Directors and Senior Management personnel should promote ethical behavior and take steps to ensure the Company:

  • Encourages employees to discuss to supervisors, managers and other appropriate personnel when in doubt about the best course of action in a particular situation;
  • Encourages employees to report violations of laws, rules, regulations or the Company’s Code of Conduct to appropriate personnel; and
  • Informs employees that the Company will not allow retaliation for reports made in good faith.




Directors and Senior Management personnel should communicate any suspected violations of this Code promptly to the Chairman of the Audit Committee.  Violations will be investigated by the Audit Committee or by persons designated by the Board, and appropriate action will be taken in the event of any violations of the Code.


Any waiver of this Code may be made only by the Board or Audit Committee and the same must be promptly disclosed to the Company’s Board and shareholders.

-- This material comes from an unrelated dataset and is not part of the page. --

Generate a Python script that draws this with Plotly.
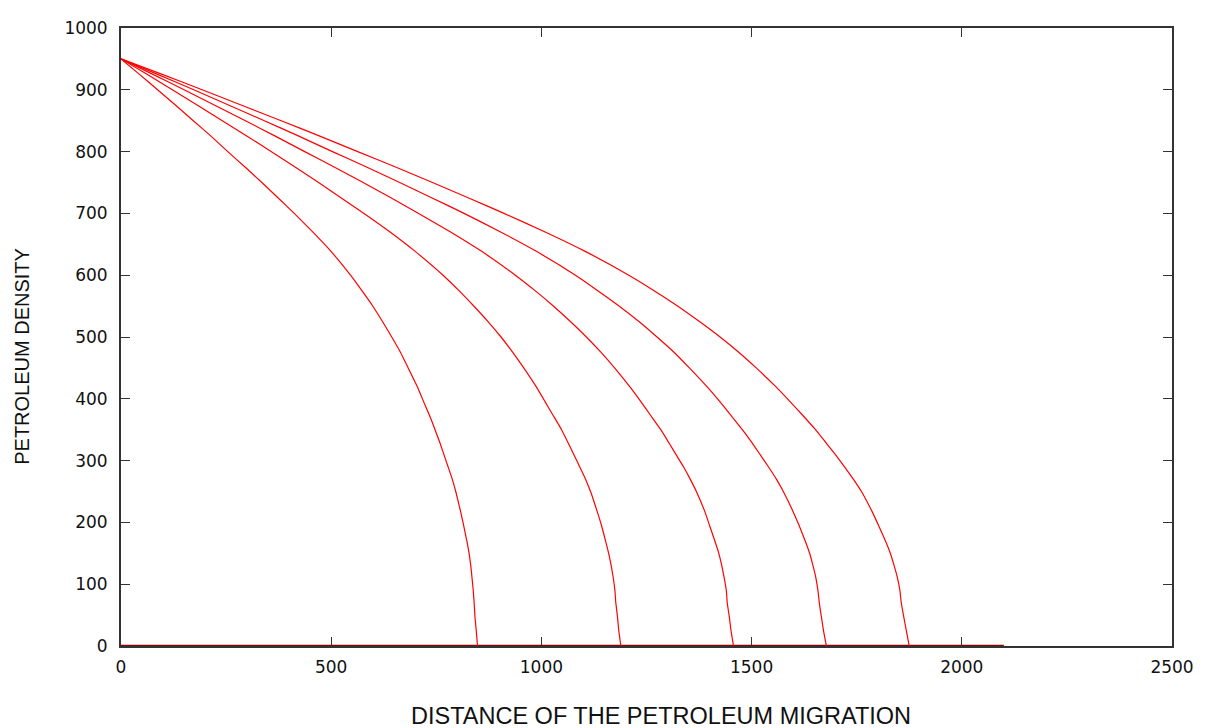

    • act in the best interests of, and fulfill their fiduciary obligations to the Company as per their functional relationship with the company;
    • act honestly, fairly, ethically and with integrity so that the image of the Company and as an individual set an example;
    • conduct themselves in a professional, courteous and respectful manner and not take improper advantage of their position;
    • will deal fairly with all stakeholders and in their interest as a trustee;
    • comply with all applicable laws, rules and regulations so that not only all timely preventive action could be initiated but also timely compliance and dissemination of information help the progress of the company and the Industry as a whole;
    • act in good faith, responsibly, with due care, competence and diligence, without allowing their independent judgment to be subordinated. Wherever required without any waiting seek competent legal and professional advises;
    • not use the Company’s property or position for personal gain. Try to avoid all related party transactions where there will be conflict of interest;
    • will not accept from or give stakeholders gifts or other benefits not customary in normal social intercourse;
    • not use any information or opportunity received by them in their capacity as Directors or Senior Management in a manner that would be detrimental to the Company’s interests and against the terms of non-disclosure and non-compete agreement;
    • act in a manner to enhance and maintain the reputation of the Company;
    • disclose any personal interest that they may have regarding any matters that may come before the Board and abstain from discussion, voting or otherwise influencing a decision on any matter in which the concerned Director has or may have such an interest;
    • abstain from discussion, voting or otherwise influencing a decision on any matters that may come before the board in which they may have a conflict or potential conflict of interest;
    • respect the confidentiality of information relating to the affairs of the Company acquired in the course of their service as Directors or Senior Management, except when authorized or legally required to disclose such information;
    • not use confidential information acquired in the course of their service as Directors or Senior Management for their personal advantage or for the advantage of any other entity;
    • help create and maintain a culture of high ethical standards and commitment to compliance;



A Directors and Senior Management personnel who have concerns regarding compliance with this Code should raise those concerns with the Chairman of the Board and the Chairman of the Audit Committee, who will determine what action, shall be taken to deal with the concern. In the extremely unlikely event that a waiver of this Code for a Director would be in the best interest of the Company, it must be approved by the Audit Committee and the Board of Directors. There may be situations in which a Director/Members of Senior Management would be in breach of his/her duty of confidentiality to another entity were he/she to disclose a conflict of interest to the Board/Audit Committee of the Company. In such a situation, it shall be sufficient for the Director/Members of Senior Management concerned to abstain from any participation in the matter concerned, without disclosing the nature of the conflict.